Qualitative examples of NIR region identification using as the three proposed methods -GSM2, DOVA and WSM- as boundary detector.

Finally and regarding computation time, all the results presented in this paper have been obtained with a PC with an Intel Core i7 3930K twelve-core processor with 8 GB of RAM memory. In order to develop the different algorithms we have used Matlab scripts and compiled functions to incorporate the GIPL libraries of the CrossVisions package [20]. Obtaining LEM energy maps from a single image takes \(3.87\) s in a single core. The computation time different algorithms for final NIR region calculation from LEM maps is as follows: \(3.82\) s for GSM2, \(4.52\) s for DOVA and \(0.02\) s for WSM. The direct computation of NIR regions using the method proposed in [8, 9] takes \(80.46\) s. All the proposed algorithms are naturally parallelizable and they can be integrated into GPU architectures by image partitioning and individual pixel assignation to core.

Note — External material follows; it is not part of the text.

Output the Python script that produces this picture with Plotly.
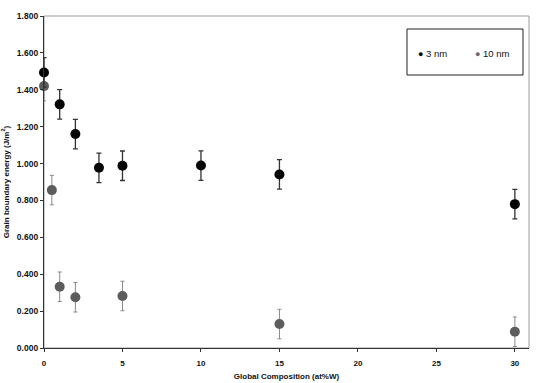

4 Conclusions and Future Work

This paper addresses identification of non-informative regions, NIR, in colonoscopy frames which should be discarded at later stages of clinical support algorithms. An automatic discard of NIR saves a computational time that allows a more accurate processing of valid parts of the image. Aside form computational time savings, discarding frames with large non-informative regions could also be used to automatically create summaries of colonoscopy videos [4], omitting those non-informative frames.

In this work, three different alternatives for NIR segmentation, \({\textit{GSM2}}\), \({\textit{DOVA}}\) and \({\textit{WSM}}\), have been presented and evaluated according to AAC and DICE score. The methods can be ranked according to the amount of valid information discarded from the most strict \({\textit{GSM2}}\) to the most permissive \({\textit{DOVA}}\) and \({\textit{WSM}}\) presenting the best compromise with average scores over \(75\,\%\). This already represents a huge improvement of previous results [8, 9] which achieved average DICE and AAC scores around \(50\,\%\). Although very promising, our results have room for improvement. First, visual identification of non-informative regions is a difficult task presenting a significant variability within observers. In order to account for it, images will be annotated twice. Second, the proposed feature space works in the gray intensity domain, which usually discards larger areas that include information valid in the color space. This could be overcome by working in a 3D color space and it is currently under research.